I personally understand that there's nothing personal about reality: we are all connected. and purifying yourself affect everyone one around you for the better. so no good meditator do it for himself alone, he understand how beneficial it really is for everyone around him.

the more you love, the more you make others happy around you. the more you hate, the more you make yourself unhappy and also may affect other negatively.
 
This ^ is a typical meditationist justification for the sheer waste of time that is meditating.

Can you link me to your peer reviewed study about how meditation is useless?
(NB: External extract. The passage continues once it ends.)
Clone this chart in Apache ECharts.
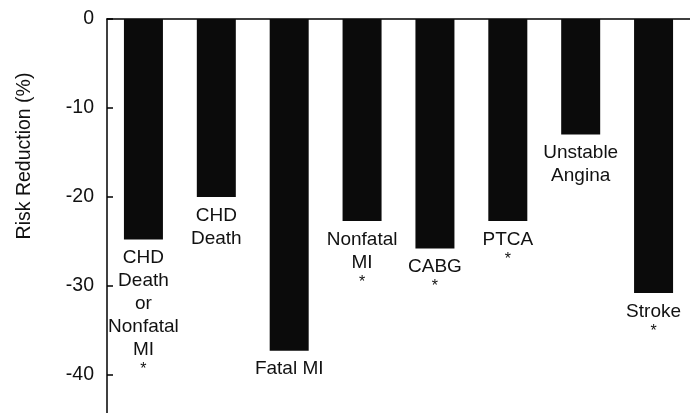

And while you're at it tell me the techniques you used and how long you did it for.
 
if meditation doest work, its your fault and its because your doing it wrong. its saddens me to hear that, as Im in the process of changing my whole outlook on life because of meditaiton.

I'm not saying it doesn't work for you murph but it simply doesn't make me any happier.

you owe it to yourself to try loving kindness meditation. the euphoria, the bliss is amazing and I can reach it in 10 minutes and thats just the beginning of what meditation can do. just try mate!

It's going to have to go some to beat 4 blotters of acid :)
 
I have had many unconvincing meditations sessions, but after a while, it really becomes easier and it is so delightful. if one say that meditation never work for them, it is totally justified to say that hes doing something wrong as once you actually still the mind, its automatically pleasant. no way around it. stilness of the mind is utterly pleasant, even if you can only still it for half a second. but it takes practice and I guess some don't understand the point to do this.

How deep can you go with this tho? I can see how stilling the mind might help when you're stuck in a traffic jam but I wonder how does stilling the mind help with death? Can it make it anymore pleasant that you're never going to see someone you loved again?

LSD and mushrooms do have that power.
 
read about the jhanas.
ajahn brahm is famous for describing all the steps you will go thrue in meditation until you read the jhanas. the jhanas are the higher states one can reach with meditation.
ayya khema also describes the insights you will get with the first, second, third, fourth jhanas and what each of them teached you about the nature of reality
How deep can you go with this tho? I can see how stilling the mind might help when you're stuck in a traffic jam but I wonder how does stilling the mind help with death? Can it make it anymore pleasant that you're never going to see someone you loved again?

LSD and mushrooms do have that power.